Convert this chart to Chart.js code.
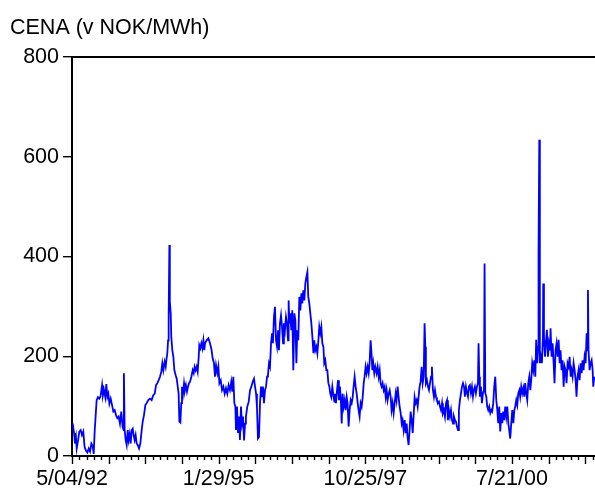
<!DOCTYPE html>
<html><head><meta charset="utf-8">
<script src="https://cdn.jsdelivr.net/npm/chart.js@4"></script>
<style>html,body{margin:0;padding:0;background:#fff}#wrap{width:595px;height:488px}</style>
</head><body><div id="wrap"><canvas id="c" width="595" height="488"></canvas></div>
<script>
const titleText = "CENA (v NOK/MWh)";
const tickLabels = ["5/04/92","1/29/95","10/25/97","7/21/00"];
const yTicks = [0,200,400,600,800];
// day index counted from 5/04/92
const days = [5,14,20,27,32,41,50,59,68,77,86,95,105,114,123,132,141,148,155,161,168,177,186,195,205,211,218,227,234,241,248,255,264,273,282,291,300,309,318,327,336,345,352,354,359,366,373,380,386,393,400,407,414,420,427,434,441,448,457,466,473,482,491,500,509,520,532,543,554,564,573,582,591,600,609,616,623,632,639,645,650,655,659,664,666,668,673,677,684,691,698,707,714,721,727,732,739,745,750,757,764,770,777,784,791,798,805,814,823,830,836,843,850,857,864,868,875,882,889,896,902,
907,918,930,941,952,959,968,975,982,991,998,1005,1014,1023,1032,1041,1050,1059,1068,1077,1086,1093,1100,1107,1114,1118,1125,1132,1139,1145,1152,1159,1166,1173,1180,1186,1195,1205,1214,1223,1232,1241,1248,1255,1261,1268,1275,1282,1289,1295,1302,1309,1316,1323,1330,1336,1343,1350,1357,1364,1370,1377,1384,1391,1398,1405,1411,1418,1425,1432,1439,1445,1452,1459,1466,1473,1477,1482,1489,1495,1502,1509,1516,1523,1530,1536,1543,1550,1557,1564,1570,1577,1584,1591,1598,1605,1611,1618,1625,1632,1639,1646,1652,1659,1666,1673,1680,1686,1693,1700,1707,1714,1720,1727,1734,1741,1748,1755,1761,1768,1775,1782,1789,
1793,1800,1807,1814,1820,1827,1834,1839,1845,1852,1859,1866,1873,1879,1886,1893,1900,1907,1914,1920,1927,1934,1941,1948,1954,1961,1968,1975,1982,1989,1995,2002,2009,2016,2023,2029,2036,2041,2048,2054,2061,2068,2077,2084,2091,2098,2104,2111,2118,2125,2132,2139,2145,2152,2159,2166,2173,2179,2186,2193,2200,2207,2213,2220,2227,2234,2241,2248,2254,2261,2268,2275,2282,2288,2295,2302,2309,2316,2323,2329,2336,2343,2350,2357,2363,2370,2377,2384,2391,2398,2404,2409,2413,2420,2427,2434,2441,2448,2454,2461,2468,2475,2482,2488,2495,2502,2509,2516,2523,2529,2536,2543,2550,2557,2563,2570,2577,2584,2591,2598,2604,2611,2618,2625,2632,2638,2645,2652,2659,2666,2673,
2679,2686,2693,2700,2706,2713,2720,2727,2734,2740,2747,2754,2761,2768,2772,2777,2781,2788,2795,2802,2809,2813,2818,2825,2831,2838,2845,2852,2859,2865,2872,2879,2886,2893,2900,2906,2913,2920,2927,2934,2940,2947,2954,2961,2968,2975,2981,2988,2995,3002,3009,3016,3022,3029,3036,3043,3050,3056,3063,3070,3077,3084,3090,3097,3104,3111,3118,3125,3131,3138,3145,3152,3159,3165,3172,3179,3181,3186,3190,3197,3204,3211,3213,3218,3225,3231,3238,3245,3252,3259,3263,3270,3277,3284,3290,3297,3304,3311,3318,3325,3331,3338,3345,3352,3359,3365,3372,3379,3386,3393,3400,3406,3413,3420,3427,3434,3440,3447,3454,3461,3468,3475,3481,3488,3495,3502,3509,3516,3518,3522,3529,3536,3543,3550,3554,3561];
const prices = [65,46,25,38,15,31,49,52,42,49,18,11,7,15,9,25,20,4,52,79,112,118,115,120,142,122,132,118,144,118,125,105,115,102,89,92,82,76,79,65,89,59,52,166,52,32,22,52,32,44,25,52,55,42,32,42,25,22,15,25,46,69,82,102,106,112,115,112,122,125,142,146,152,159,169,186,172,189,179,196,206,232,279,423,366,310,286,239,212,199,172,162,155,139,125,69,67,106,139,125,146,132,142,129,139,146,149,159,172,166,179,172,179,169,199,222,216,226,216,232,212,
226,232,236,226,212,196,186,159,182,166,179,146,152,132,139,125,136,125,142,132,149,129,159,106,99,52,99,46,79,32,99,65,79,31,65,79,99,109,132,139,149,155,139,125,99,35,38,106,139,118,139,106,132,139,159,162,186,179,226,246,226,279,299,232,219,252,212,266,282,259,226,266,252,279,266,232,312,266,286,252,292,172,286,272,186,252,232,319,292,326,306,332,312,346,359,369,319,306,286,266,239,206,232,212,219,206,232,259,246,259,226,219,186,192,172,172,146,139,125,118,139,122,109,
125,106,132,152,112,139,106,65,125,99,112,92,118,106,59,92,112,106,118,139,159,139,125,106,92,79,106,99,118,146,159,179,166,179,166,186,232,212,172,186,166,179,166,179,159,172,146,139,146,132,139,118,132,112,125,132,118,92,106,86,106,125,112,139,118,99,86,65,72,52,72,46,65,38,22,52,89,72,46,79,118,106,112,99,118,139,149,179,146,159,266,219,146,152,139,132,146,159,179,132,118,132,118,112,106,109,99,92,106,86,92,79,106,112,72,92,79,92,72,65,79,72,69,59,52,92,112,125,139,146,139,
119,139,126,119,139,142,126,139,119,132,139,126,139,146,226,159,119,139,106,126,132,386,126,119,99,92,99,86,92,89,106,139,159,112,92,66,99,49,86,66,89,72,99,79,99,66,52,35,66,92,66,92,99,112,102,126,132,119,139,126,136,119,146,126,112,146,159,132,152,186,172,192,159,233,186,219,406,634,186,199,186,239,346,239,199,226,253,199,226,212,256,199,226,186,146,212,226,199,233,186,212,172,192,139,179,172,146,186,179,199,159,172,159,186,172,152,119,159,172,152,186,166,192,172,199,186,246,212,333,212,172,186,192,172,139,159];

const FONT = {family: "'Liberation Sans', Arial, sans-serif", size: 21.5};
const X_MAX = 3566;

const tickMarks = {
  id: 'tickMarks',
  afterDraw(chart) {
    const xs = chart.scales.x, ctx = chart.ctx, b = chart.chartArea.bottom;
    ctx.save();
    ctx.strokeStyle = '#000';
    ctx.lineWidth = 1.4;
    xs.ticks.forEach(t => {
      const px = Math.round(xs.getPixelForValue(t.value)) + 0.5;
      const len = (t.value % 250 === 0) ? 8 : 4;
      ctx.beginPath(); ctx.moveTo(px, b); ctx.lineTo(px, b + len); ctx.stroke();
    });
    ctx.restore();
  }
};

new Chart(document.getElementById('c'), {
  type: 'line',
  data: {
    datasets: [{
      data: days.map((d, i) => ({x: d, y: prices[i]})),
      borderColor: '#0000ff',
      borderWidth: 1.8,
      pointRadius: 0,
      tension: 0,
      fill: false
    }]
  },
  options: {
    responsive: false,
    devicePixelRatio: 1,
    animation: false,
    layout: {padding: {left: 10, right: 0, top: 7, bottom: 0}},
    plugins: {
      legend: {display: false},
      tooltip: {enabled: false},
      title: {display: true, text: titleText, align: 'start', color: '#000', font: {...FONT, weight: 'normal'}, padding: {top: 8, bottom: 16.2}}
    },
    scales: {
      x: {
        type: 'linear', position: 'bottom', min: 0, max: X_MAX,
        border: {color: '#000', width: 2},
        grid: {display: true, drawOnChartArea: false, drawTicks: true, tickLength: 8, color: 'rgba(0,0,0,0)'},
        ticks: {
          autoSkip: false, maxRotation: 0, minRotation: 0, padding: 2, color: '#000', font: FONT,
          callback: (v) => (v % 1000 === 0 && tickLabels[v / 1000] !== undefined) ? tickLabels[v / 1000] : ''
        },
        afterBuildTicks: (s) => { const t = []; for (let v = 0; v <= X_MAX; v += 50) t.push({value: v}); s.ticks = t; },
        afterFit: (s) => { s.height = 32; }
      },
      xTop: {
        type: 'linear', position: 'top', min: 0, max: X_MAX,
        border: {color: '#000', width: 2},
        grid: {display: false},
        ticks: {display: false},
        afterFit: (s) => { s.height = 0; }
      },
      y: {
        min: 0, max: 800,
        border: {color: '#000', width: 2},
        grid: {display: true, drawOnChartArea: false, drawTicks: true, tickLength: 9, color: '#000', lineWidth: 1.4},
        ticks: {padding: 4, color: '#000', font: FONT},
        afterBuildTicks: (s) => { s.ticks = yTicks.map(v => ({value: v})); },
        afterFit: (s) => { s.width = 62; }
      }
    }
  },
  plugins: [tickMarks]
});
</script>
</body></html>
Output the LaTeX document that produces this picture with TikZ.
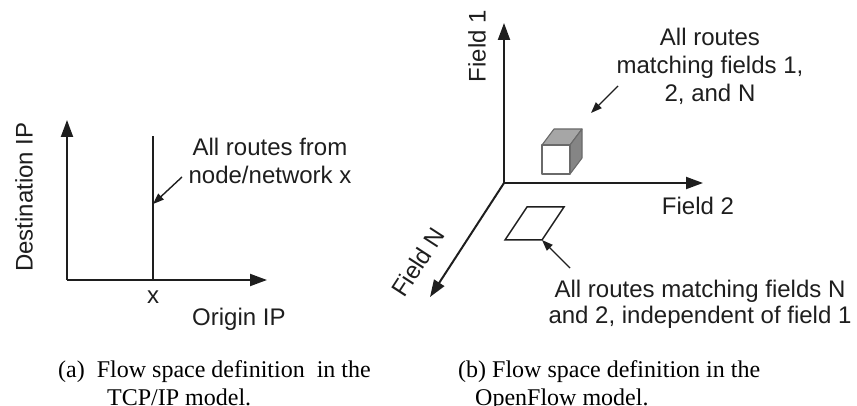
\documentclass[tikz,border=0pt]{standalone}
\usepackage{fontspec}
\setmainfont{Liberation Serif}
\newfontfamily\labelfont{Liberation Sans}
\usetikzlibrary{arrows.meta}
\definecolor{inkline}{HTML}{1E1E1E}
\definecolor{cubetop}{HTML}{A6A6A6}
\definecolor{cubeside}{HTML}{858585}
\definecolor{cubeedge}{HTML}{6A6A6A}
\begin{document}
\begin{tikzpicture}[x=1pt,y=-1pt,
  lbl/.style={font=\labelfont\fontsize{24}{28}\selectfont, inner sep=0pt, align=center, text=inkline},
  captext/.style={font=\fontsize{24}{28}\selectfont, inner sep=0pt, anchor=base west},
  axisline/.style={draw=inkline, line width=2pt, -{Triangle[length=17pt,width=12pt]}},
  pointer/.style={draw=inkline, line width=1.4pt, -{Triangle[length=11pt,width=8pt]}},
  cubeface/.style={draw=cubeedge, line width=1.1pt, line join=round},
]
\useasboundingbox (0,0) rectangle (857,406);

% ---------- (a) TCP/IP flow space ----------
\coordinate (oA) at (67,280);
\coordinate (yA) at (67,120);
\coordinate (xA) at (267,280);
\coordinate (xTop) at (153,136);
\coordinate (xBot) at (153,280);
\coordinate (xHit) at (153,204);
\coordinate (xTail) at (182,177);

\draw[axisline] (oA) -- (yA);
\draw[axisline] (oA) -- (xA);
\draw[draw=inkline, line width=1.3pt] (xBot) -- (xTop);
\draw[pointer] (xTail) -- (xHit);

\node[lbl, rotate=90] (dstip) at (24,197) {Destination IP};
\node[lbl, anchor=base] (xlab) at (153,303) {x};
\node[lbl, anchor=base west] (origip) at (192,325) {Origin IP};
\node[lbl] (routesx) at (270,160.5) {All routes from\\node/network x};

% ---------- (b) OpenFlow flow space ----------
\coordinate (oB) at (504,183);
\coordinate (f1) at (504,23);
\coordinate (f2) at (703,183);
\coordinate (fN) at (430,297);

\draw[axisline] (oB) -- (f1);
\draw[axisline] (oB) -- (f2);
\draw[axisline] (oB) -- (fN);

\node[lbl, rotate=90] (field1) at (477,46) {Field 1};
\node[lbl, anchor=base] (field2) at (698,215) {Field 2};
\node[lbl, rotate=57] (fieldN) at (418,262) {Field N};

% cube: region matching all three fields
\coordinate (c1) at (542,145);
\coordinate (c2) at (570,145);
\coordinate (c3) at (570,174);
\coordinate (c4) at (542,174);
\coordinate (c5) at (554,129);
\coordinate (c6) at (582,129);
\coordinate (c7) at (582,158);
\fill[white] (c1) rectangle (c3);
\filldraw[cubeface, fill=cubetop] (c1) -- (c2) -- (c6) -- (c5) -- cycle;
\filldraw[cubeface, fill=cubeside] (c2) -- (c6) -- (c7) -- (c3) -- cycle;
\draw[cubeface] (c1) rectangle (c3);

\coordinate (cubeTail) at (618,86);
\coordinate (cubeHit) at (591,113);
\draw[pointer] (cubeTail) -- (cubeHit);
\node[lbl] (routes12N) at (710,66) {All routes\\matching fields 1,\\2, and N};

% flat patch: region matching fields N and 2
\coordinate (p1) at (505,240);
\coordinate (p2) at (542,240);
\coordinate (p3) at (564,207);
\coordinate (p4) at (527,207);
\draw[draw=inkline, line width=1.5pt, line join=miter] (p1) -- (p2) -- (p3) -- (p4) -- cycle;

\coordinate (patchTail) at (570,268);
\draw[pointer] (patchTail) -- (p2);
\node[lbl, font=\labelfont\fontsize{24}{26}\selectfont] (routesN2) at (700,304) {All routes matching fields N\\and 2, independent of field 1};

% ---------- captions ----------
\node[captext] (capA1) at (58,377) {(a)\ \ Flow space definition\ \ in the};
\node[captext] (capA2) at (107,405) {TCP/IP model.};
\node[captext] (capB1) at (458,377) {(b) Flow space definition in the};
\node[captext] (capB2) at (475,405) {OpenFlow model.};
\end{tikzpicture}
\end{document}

:::::

Report all lines of the material that contain the word "this".

Convert this chart to Chart.js code.
Output the LaTeX document that produces this picture with TikZ.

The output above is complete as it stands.